Fact 15: If anyone has further questions, they can simply call me at xxx-xxx-xxxx. I have consistently volunteered to tell any of this to anyone who wants to pursue the subject themselves in the making of their own book. I myself am several books down the line since that one went under, and i do not look back on my research as proprietary material. This letter just briefly touches on what i uncovered. As Bob knows, there is a lot more -- and a lot more that could still be uncovered, even 15 or 20 years later. Go for it!
I had read that before. Interesting, but then, consider the source. I think cat yrnwode's opinions and biases would have polluted the project, and I'm happy that it came to an end. I would, however, love to see what she collected on the project!
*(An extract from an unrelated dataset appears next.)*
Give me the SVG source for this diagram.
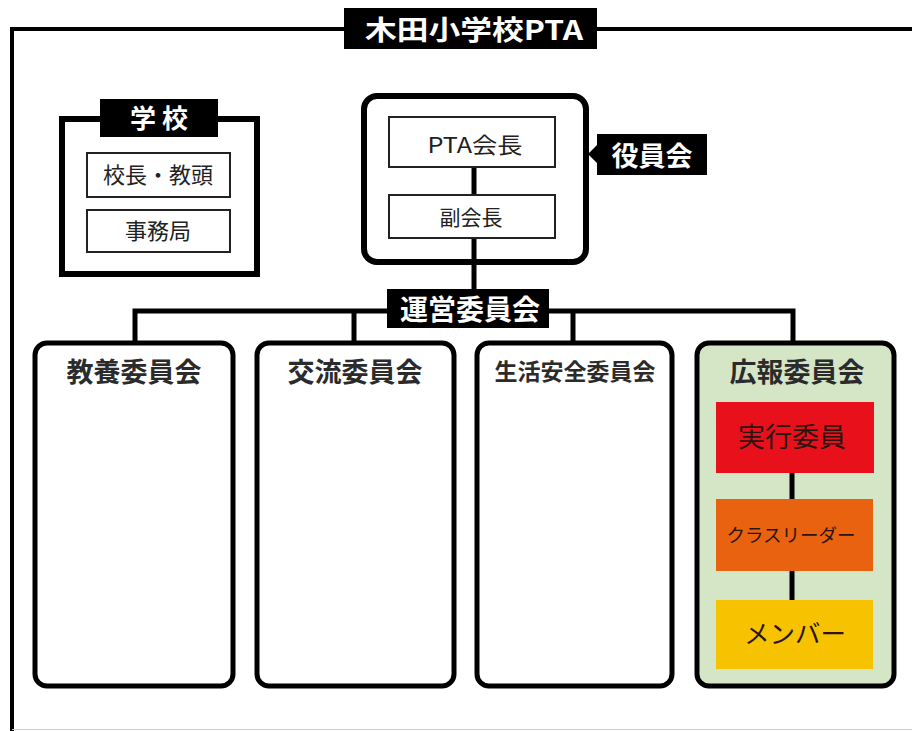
<svg xmlns="http://www.w3.org/2000/svg" width="912" height="731" viewBox="0 0 912 731">
<style>
.frame{fill:none;stroke:#000;stroke-width:4}
.thick{fill:#fff;stroke:#000;stroke-width:6}
.thin{fill:#fff;stroke:#222;stroke-width:2}
.comm{fill:#fff;stroke:#000;stroke-width:5}
.conn{fill:none;stroke:#000;stroke-width:5}
.lab{fill:#000}
.wt{fill:#fff;font-family:"Noto Sans CJK JP","Noto Sans",sans-serif;font-weight:700;text-anchor:middle}
.bt{fill:#2b2b2b;font-family:"Noto Sans CJK JP","Noto Sans",sans-serif;font-weight:700;text-anchor:middle}
.nt{fill:#222;font-family:"Noto Sans CJK JP","Noto Sans",sans-serif;font-weight:400;text-anchor:middle}
.dt{fill:#2a1410;font-family:"Noto Sans CJK JP","Noto Sans",sans-serif;font-weight:400;text-anchor:middle}
</style>
<rect x="0" y="0" width="912" height="731" fill="#fff"/>
<g id="frame">
<path class="frame" d="M12 731 V29 H912"/>
<line x1="12" y1="729.5" x2="912" y2="729.5" stroke="#cfcfcf" stroke-width="1"/>
<rect class="lab" x="344" y="8" width="253" height="41"/>
<text class="wt" x="474" y="40" font-size="27" textLength="218" lengthAdjust="spacingAndGlyphs">木田小学校PTA</text>
</g>
<g id="school">
<rect class="thick" x="62" y="119" width="195" height="155"/>
<rect class="lab" x="100" y="99" width="118" height="38"/>
<text class="wt" x="159" y="128" font-size="26">学 校</text>
<g id="principal">
<rect class="thin" x="87" y="153" width="143" height="44"/>
<text class="nt" x="158" y="183" font-size="22">校長・教頭</text>
</g>
<g id="office">
<rect class="thin" x="87" y="210" width="143" height="42"/>
<text class="nt" x="158" y="239" font-size="22">事務局</text>
</g>
</g>
<g id="officers">
<rect class="thick" x="364" y="96" width="222" height="166" rx="13"/>
<path class="lab" d="M597 134 H707 V175 H597 V163 L588 154 L597 145 Z"/>
<text class="wt" x="652" y="166" font-size="27">役員会</text>
<g id="president">
<rect class="thin" x="389" y="117" width="166" height="50"/>
<text class="nt" x="475" y="153" font-size="22" textLength="95" lengthAdjust="spacingAndGlyphs">PTA会長</text>
</g>
<g id="vice">
<rect class="thin" x="389" y="195" width="166" height="43"/>
<text class="nt" x="471" y="225" font-size="21">副会長</text>
</g>
</g>
<g id="kyoyo">
<rect class="comm" x="35" y="343" width="198" height="343" rx="12"/>
<text class="bt" x="134" y="382" font-size="27">教養委員会</text>
</g>
<g id="koryu">
<rect class="comm" x="257" y="343" width="197" height="343" rx="12"/>
<text class="bt" x="355" y="382" font-size="27">交流委員会</text>
</g>
<g id="seikatsu">
<rect class="comm" x="477" y="343" width="195" height="343" rx="12"/>
<text class="bt" x="575" y="380" font-size="23">生活安全委員会</text>
</g>
<g id="koho">
<rect class="comm" x="697" y="343" width="197" height="343" rx="12" style="fill:#d5e6c7"/>
<text class="bt" x="797" y="382" font-size="27">広報委員会</text>
<g id="executive">
<rect x="716" y="402" width="158" height="71" fill="#e8111b"/>
<text class="dt" x="792" y="447" font-size="27">実行委員</text>
</g>
<g id="leader">
<rect x="716" y="499" width="157" height="72" fill="#e8620f"/>
<text class="dt" x="791" y="542" font-size="18.5">クラスリーダー</text>
</g>
<g id="member">
<rect x="716" y="600" width="157" height="69" fill="#f7c300"/>
<text class="dt" x="795" y="643" font-size="25.5">メンバー</text>
</g>
</g>
<g id="connectors">
<line class="conn" x1="474" y1="168" x2="474" y2="194"/>
<line class="conn" x1="474" y1="239" x2="474" y2="290"/>
<polyline class="conn" points="135,341 135,311 793,311 793,341"/>
<line class="conn" x1="354" y1="311" x2="354" y2="341"/>
<line class="conn" x1="573" y1="311" x2="573" y2="341"/>
<line class="conn" x1="792" y1="473" x2="792" y2="499"/>
<line class="conn" x1="792" y1="571" x2="792" y2="600"/>
</g>
<g id="steering">
<rect class="lab" x="387" y="289" width="162" height="39"/>
<text class="wt" x="470" y="320" font-size="28">運営委員会</text>
</g>
</svg>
>>For instance, in one early article Stan told fans about Dr. Strange, "'Twas all Steve's idea!" yet a few short years later, he was claiming he was the creator of Dr. Strange and that he had hired Steve to illustrate the series.<<
Interesting. If true, then that would at least question the assertion that Stan ALWAYS gave the artists proper credit. On the other hand: 1. Yronwode doesn't cite her specific sources. She's also not quoting Stan directly when she says that he "claimed he was the creator of Doctor Strange." Perhaps he didn't phrase it quite that way. Finally, Stan's memory problems are legendary (Yronwode mentions this herself in another passage). He scripted a LOT of comics, and to him, the creation of Doctor Strange was probably "just another job." It doesn't seem a stretch to me that perhaps Doctor Strange WAS Ditko's idea, but that Stan didn't remember it that way later. Who knows?
There's no doubt in my mind that Lee and Ditko both deserve credit for the creations of both Spider-Man and Dr. Strange. Question, though: Why is Lee's name always first? Should it perhaps be "Ditko and Lee?" Pretty much everything points to Lee having at least the initial idea for Spider-Man, but Dr. Strange's case seems much less clear.